Dave Druelinger wrote:
I'm using Boost.Regex to match a long, complicated pattern to between 30 and 50 long strings. I loop through and call regex_search until it doesn't find any more matches in the current string and then it moves on to the next string. The problem is that when it has looped through about 40 of the strings, Boost.Regex will hang on the regex_search() function, and it will just sit there processing forever. If I reduce the number of strings I match against there is no problem; 20-30 iterations works like a charm. It also seems to help if I reduce the size of the regex pattern.
Frankly I have no clue what could be causing the problem, and any help would be greatly appreciated.

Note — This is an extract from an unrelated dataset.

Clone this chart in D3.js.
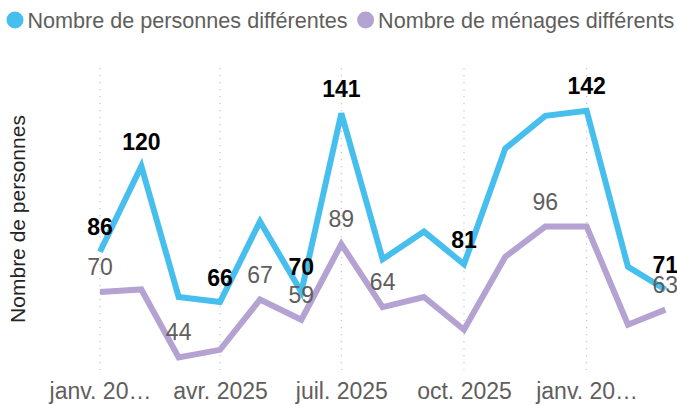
<!DOCTYPE html>
<html>
<head>
<meta charset="utf-8">
<script src="https://cdn.jsdelivr.net/npm/d3@7"></script>
<style>
  html, body { margin: 0; padding: 0; background: #fff; }
  svg { display: block; font-family: "Liberation Sans", Arial, sans-serif; }
</style>
</head>
<body>
<svg width="677" height="405"></svg>
<script>
// données (un point par mois, janv. 2025 -> mars 2026)
const months = ["2025-01","2025-02","2025-03","2025-04","2025-05","2025-06","2025-07","2025-08",
                "2025-09","2025-10","2025-11","2025-12","2026-01","2026-02","2026-03"];
const personnes = [86,120,68,66,98,70,141,83,94,81,127,140,142,80,71];
const menages   = [70,71,44,47,67,59,89,64,68,55,84,96,96,57,63];

// points qui portent une étiquette
const labelsPersonnes = ["2025-01","2025-02","2025-04","2025-06","2025-07","2025-10","2026-01","2026-03"];
const labelsMenages   = ["2025-01","2025-03","2025-05","2025-06","2025-07","2025-08","2025-12","2026-03"];

const tickMonths = ["2025-01","2025-04","2025-07","2025-10","2026-01"];
const tickLabels = ["janv. 20…","avr. 2025","juil. 2025","oct. 2025","janv. 20…"];

const seriesNames = ["Nombre de personnes différentes","Nombre de ménages différents"];
const yTitle = "Nombre de personnes";

const blue = "#47BFEE";
const purple = "#B4A2D2";
const gray = "#605E5C";

const parse = d3.utcParse("%Y-%m");
const svg = d3.select("svg");

const x = d3.scaleUtc()
    .domain([parse("2025-01"), parse("2026-03")])
    .range([100, 665.3]);
const y = d3.scaleLinear()
    .domain([39, 159])
    .range([370, 68]);

// grille verticale en pointillés
svg.append("g")
    .selectAll("line")
    .data(tickMonths)
    .enter()
    .append("line")
    .attr("x1", d => x(parse(d)))
    .attr("x2", d => x(parse(d)))
    .attr("y1", 68)
    .attr("y2", 370)
    .attr("stroke", "#C8C6C4")
    .attr("stroke-width", 1.2)
    .attr("stroke-dasharray", "1.2,5.8");

// axe x (texte seulement)
const xAxis = d3.axisBottom(x)
    .tickValues(tickMonths.map(parse))
    .tickFormat((d, i) => tickLabels[i])
    .tickSize(0)
    .tickPadding(0);
const gx = svg.append("g")
    .attr("transform", "translate(0,382)")
    .call(xAxis);
gx.select(".domain").remove();
gx.selectAll("text")
    .attr("dy", "0.72em")
    .attr("y", 0)
    .style("font-size", "23px")
    .style("font-family", "Liberation Sans, Arial, sans-serif")
    .attr("fill", gray);

// titre axe y
svg.append("text")
    .attr("transform", "translate(25,219) rotate(-90)")
    .attr("text-anchor", "middle")
    .style("font-size", "21px")
    .attr("fill", "#252423")
    .text(yTitle);

const line = d3.line()
    .x(d => x(parse(d.m)))
    .y(d => y(d.v));

const dataP = months.map((m, i) => ({m: m, v: personnes[i]}));
const dataM = months.map((m, i) => ({m: m, v: menages[i]}));

svg.append("path")
    .datum(dataM)
    .attr("fill", "none")
    .attr("stroke", purple)
    .attr("stroke-width", 6)
    .attr("stroke-linejoin", "miter")
    .attr("d", line);

svg.append("path")
    .datum(dataP)
    .attr("fill", "none")
    .attr("stroke", blue)
    .attr("stroke-width", 6)
    .attr("stroke-linejoin", "miter")
    .attr("d", line);

// étiquettes
svg.append("g")
    .selectAll("text")
    .data(dataM.filter(d => labelsMenages.indexOf(d.m) > -1))
    .enter()
    .append("text")
    .attr("x", d => x(parse(d.m)))
    .attr("y", d => y(d.v) - 17)
    .attr("text-anchor", "middle")
    .style("font-size", "23px")
    .attr("fill", gray)
    .text(d => d.v);

svg.append("g")
    .selectAll("text")
    .data(dataP.filter(d => labelsPersonnes.indexOf(d.m) > -1))
    .enter()
    .append("text")
    .attr("x", d => x(parse(d.m)))
    .attr("y", d => y(d.v) - 16.5)
    .attr("text-anchor", "middle")
    .style("font-size", "23px")
    .style("font-weight", "bold")
    .attr("fill", "#000")
    .text(d => d.v);

// légende
const legend = svg.append("g");
let lx = 15;
seriesNames.forEach(function (name, i) {
    legend.append("circle")
        .attr("cx", lx)
        .attr("cy", 20)
        .attr("r", 8.5)
        .attr("fill", i === 0 ? blue : purple);
    const t = legend.append("text")
        .attr("x", lx + 12.5)
        .attr("y", 27.5)
        .style("font-size", "21.6px")
        .attr("fill", gray)
        .text(name);
    lx = lx + 12.5 + t.node().getComputedTextLength() + 18;
});
</script>
</body>
</html>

I think you need to isolate the problem: figure out which specific string against which specific pattern is causing the problem. [Aside: should you happen to be using Visual Studio, wait till it hangs, and then do a "break-all" and work up the call stack to see what the string and pattern was]. Which Boost.Regex version are you using? In all recent releases there is code to detect pathological cases and throw an exception so you don't get into this situation. BTW: the issue here is that matching Perl style regexes is an NP-Hard problem in general. Usually you will never hit that kind of situation though :-) When things go wrong, it's normally nested "ambiguous" repeats combined with a particular pattern of text in the string - long sections of whitespace for example. The trick is to try and optimise your regex so that each time the state machine has to make a decision, there is only one way it can go for any given input characater. For example if you have: (\s*something-to-be-matched\s*)+ the expression may behave badly when it sees long sections of whitespace, since those two \s*'s are effectively right next to each other, but if we make it less ambiguous: \s*(something-to-be-matched\s*)+ then it will be fine, because you don't have two \s*\s* 's next to each other. Hopefully, I'm making sence, and this will trigger an idea :-) Regards, John Maddock.